Essay 02 - Mindwalk

 14 September 2000 


A close friend of mine once told me that you must get away from those that you love in order to continue loving them. He referred, I think, not only to relationships between people, but also to the relationships that we humans have with the world around us. Society, our views, our homes, I think that all of these things, if we live too much in them, lose much of their meaning without exposure the things that contrast with them.

William Blake, the poet that the less reductionist characters in Mindwalk liked so much, thought much the same thing. We experience best, most powerfully, those things that we constantly are reminded of being without. That is perhaps why this film, Mindwalk, takes place at Le Mont Saint-Michel. It is as much an island, as much a way to get away, as many can find in the connected world of today. True, tourists flock to it on a daily basis, but that makes it in some ways even further from home: this is a place that people go to be told what others who lived long before them thought of the world, to experience a world far different from theirs- and perhaps learn from it.

Certainly at least this getting away is the reason that the three characters in the film came. The physicist has been away a long time from her world. Long enough, at least, to think over all that ills it, and let the others know just how wrong it is. The poet does not speak much of his life, but I think that poets and artists always have a tendency and need to get away from their lives. That is perhaps why he brought the politician along. The two have such opposed views that talking about them offers him a fresh look at his own ideas. The politician, then, must have been surprised to find this 'outing' turn into such a thought-provoking discussion, as he is most likely used to spouting views that he has told himself or been told by others to hold rather than those views that he finds by looking deep into himself.
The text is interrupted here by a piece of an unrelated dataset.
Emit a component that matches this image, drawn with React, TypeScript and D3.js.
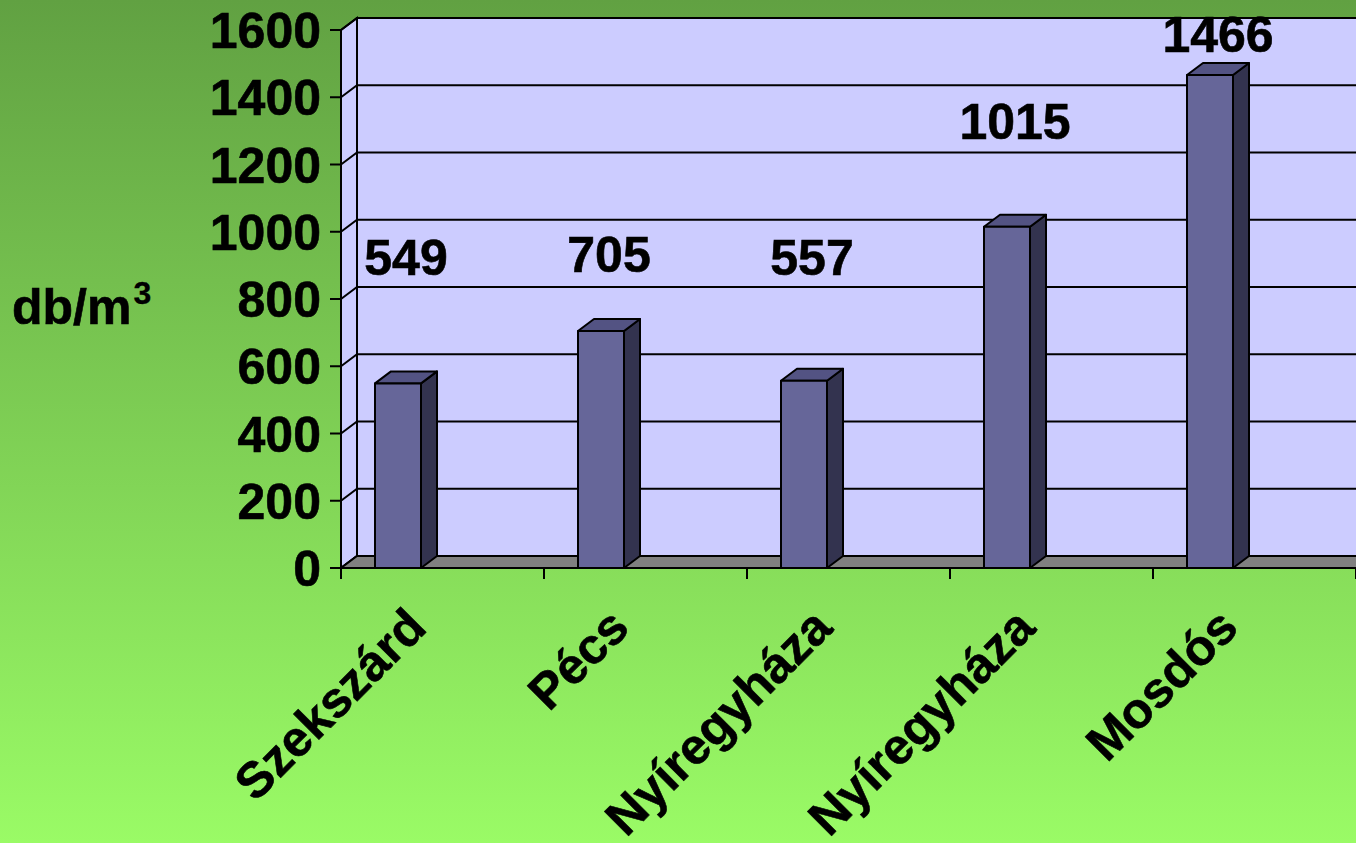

That, though, is the most important part of this journey for each of them. They have gotten away from their lives, come to one of the most beautiful places on earth to marvel in things beyond their ordinary conception, and brought with them the views that form their conception. By contrasting those views that the constantly reinforce with the things that do not fit them, they learn about themselves. By running into each other, they've been given a rare opportunity to examine themselves- to take a walk through their minds, if you will, and see what they have been so used to seeing that they have been blind to.